_Aim of the exercise_. Can you copy out the data exactly? Leave the images out.
>>
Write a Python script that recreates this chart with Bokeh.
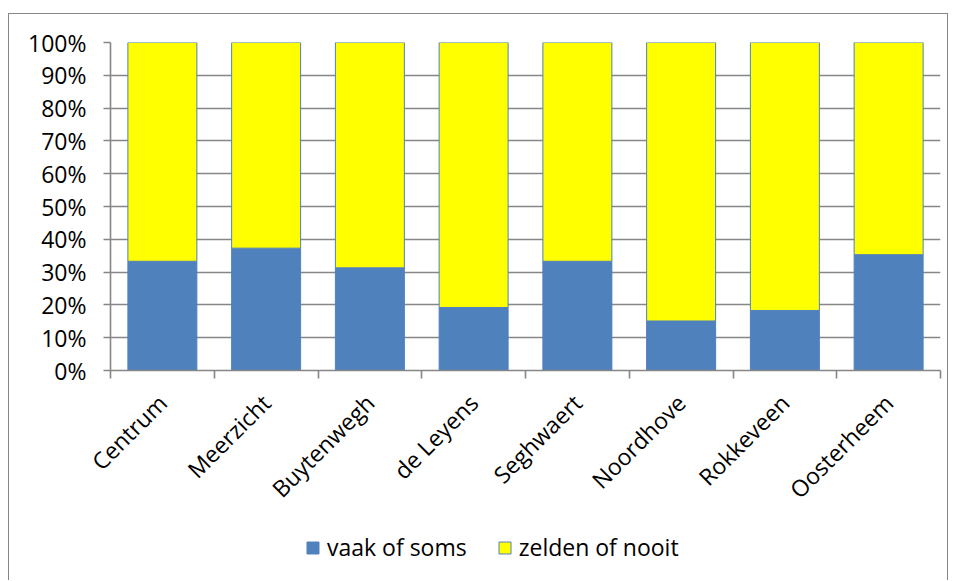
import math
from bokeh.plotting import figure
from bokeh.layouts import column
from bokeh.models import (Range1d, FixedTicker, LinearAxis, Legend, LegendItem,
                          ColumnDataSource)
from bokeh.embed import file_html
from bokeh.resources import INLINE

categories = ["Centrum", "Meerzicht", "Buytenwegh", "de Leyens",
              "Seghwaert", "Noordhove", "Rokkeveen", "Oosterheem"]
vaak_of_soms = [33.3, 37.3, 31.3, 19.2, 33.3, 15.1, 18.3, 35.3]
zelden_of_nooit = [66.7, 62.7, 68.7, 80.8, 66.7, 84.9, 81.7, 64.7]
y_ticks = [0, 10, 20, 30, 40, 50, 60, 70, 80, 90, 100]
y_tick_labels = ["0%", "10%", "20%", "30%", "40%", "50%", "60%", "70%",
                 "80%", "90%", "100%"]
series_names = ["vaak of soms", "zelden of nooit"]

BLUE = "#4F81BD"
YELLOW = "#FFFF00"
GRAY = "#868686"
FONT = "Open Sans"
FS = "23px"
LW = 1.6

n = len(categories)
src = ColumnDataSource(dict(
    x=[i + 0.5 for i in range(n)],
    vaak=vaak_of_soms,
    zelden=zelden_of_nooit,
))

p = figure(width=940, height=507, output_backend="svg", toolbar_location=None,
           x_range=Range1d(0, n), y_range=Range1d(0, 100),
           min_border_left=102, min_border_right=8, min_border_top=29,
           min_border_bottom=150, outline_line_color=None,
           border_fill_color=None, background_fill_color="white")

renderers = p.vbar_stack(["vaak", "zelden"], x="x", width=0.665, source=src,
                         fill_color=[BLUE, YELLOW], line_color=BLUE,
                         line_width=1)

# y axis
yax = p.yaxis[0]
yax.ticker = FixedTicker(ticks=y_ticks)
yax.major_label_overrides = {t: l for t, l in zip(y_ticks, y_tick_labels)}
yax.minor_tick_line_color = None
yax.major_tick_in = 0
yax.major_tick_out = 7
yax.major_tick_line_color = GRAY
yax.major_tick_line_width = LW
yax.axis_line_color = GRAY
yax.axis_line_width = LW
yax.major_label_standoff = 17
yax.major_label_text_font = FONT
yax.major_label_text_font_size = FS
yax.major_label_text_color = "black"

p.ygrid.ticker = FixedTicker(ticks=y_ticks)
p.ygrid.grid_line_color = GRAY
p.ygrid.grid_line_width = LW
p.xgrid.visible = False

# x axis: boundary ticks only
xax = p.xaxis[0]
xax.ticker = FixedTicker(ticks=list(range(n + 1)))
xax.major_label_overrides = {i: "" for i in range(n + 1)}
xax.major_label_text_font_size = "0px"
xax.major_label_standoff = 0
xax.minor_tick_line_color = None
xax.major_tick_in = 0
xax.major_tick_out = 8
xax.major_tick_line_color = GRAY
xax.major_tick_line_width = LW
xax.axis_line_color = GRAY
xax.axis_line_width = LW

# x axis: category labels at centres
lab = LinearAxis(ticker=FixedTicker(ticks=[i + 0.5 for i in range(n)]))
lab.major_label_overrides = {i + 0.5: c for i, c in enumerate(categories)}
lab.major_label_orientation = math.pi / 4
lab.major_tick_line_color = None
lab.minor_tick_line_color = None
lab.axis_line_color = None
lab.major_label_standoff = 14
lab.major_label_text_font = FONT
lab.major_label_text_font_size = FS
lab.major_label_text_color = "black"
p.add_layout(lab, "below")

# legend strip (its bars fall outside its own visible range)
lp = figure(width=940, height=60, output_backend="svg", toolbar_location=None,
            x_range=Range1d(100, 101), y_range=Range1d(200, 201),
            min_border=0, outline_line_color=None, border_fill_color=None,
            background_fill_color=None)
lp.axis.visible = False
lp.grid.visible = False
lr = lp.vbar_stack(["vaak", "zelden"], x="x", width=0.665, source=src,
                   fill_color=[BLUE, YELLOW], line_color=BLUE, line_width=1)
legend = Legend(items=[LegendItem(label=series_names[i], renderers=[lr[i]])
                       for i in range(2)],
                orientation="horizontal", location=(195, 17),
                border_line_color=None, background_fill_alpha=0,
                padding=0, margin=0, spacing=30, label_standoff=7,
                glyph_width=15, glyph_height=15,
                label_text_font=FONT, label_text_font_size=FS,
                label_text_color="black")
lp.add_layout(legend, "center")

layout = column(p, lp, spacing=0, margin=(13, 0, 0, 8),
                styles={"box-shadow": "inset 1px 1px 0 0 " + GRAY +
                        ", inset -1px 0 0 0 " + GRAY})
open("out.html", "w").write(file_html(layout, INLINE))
<<
_Response to the exercise_.
Write a Python script that recreates this chart with Bokeh.
import math
from bokeh.plotting import figure
from bokeh.layouts import column
from bokeh.models import (Range1d, FixedTicker, LinearAxis, Legend, LegendItem,
                          ColumnDataSource)
from bokeh.embed import file_html
from bokeh.resources import INLINE

categories = ["Centrum", "Meerzicht", "Buytenwegh", "de Leyens",
              "Seghwaert", "Noordhove", "Rokkeveen", "Oosterheem"]
vaak_of_soms = [33.3, 37.3, 31.3, 19.2, 33.3, 15.1, 18.3, 35.3]
zelden_of_nooit = [66.7, 62.7, 68.7, 80.8, 66.7, 84.9, 81.7, 64.7]
y_ticks = [0, 10, 20, 30, 40, 50, 60, 70, 80, 90, 100]
y_tick_labels = ["0%", "10%", "20%", "30%", "40%", "50%", "60%", "70%",
                 "80%", "90%", "100%"]
series_names = ["vaak of soms", "zelden of nooit"]

BLUE = "#4F81BD"
YELLOW = "#FFFF00"
GRAY = "#868686"
FONT = "Open Sans"
FS = "23px"
LW = 1.6

n = len(categories)
src = ColumnDataSource(dict(
    x=[i + 0.5 for i in range(n)],
    vaak=vaak_of_soms,
    zelden=zelden_of_nooit,
))

p = figure(width=940, height=507, output_backend="svg", toolbar_location=None,
           x_range=Range1d(0, n), y_range=Range1d(0, 100),
           min_border_left=102, min_border_right=8, min_border_top=29,
           min_border_bottom=150, outline_line_color=None,
           border_fill_color=None, background_fill_color="white")

renderers = p.vbar_stack(["vaak", "zelden"], x="x", width=0.665, source=src,
                         fill_color=[BLUE, YELLOW], line_color=BLUE,
                         line_width=1)

# y axis
yax = p.yaxis[0]
yax.ticker = FixedTicker(ticks=y_ticks)
yax.major_label_overrides = {t: l for t, l in zip(y_ticks, y_tick_labels)}
yax.minor_tick_line_color = None
yax.major_tick_in = 0
yax.major_tick_out = 7
yax.major_tick_line_color = GRAY
yax.major_tick_line_width = LW
yax.axis_line_color = GRAY
yax.axis_line_width = LW
yax.major_label_standoff = 17
yax.major_label_text_font = FONT
yax.major_label_text_font_size = FS
yax.major_label_text_color = "black"

p.ygrid.ticker = FixedTicker(ticks=y_ticks)
p.ygrid.grid_line_color = GRAY
p.ygrid.grid_line_width = LW
p.xgrid.visible = False

# x axis: boundary ticks only
xax = p.xaxis[0]
xax.ticker = FixedTicker(ticks=list(range(n + 1)))
xax.major_label_overrides = {i: "" for i in range(n + 1)}
xax.major_label_text_font_size = "0px"
xax.major_label_standoff = 0
xax.minor_tick_line_color = None
xax.major_tick_in = 0
xax.major_tick_out = 8
xax.major_tick_line_color = GRAY
xax.major_tick_line_width = LW
xax.axis_line_color = GRAY
xax.axis_line_width = LW

# x axis: category labels at centres
lab = LinearAxis(ticker=FixedTicker(ticks=[i + 0.5 for i in range(n)]))
lab.major_label_overrides = {i + 0.5: c for i, c in enumerate(categories)}
lab.major_label_orientation = math.pi / 4
lab.major_tick_line_color = None
lab.minor_tick_line_color = None
lab.axis_line_color = None
lab.major_label_standoff = 14
lab.major_label_text_font = FONT
lab.major_label_text_font_size = FS
lab.major_label_text_color = "black"
p.add_layout(lab, "below")

# legend strip (its bars fall outside its own visible range)
lp = figure(width=940, height=60, output_backend="svg", toolbar_location=None,
            x_range=Range1d(100, 101), y_range=Range1d(200, 201),
            min_border=0, outline_line_color=None, border_fill_color=None,
            background_fill_color=None)
lp.axis.visible = False
lp.grid.visible = False
lr = lp.vbar_stack(["vaak", "zelden"], x="x", width=0.665, source=src,
                   fill_color=[BLUE, YELLOW], line_color=BLUE, line_width=1)
legend = Legend(items=[LegendItem(label=series_names[i], renderers=[lr[i]])
                       for i in range(2)],
                orientation="horizontal", location=(195, 17),
                border_line_color=None, background_fill_alpha=0,
                padding=0, margin=0, spacing=30, label_standoff=7,
                glyph_width=15, glyph_height=15,
                label_text_font=FONT, label_text_font_size=FS,
                label_text_color="black")
lp.add_layout(legend, "center")

layout = column(p, lp, spacing=0, margin=(13, 0, 0, 8),
                styles={"box-shadow": "inset 1px 1px 0 0 " + GRAY +
                        ", inset -1px 0 0 0 " + GRAY})
open("out.html", "w").write(file_html(layout, INLINE))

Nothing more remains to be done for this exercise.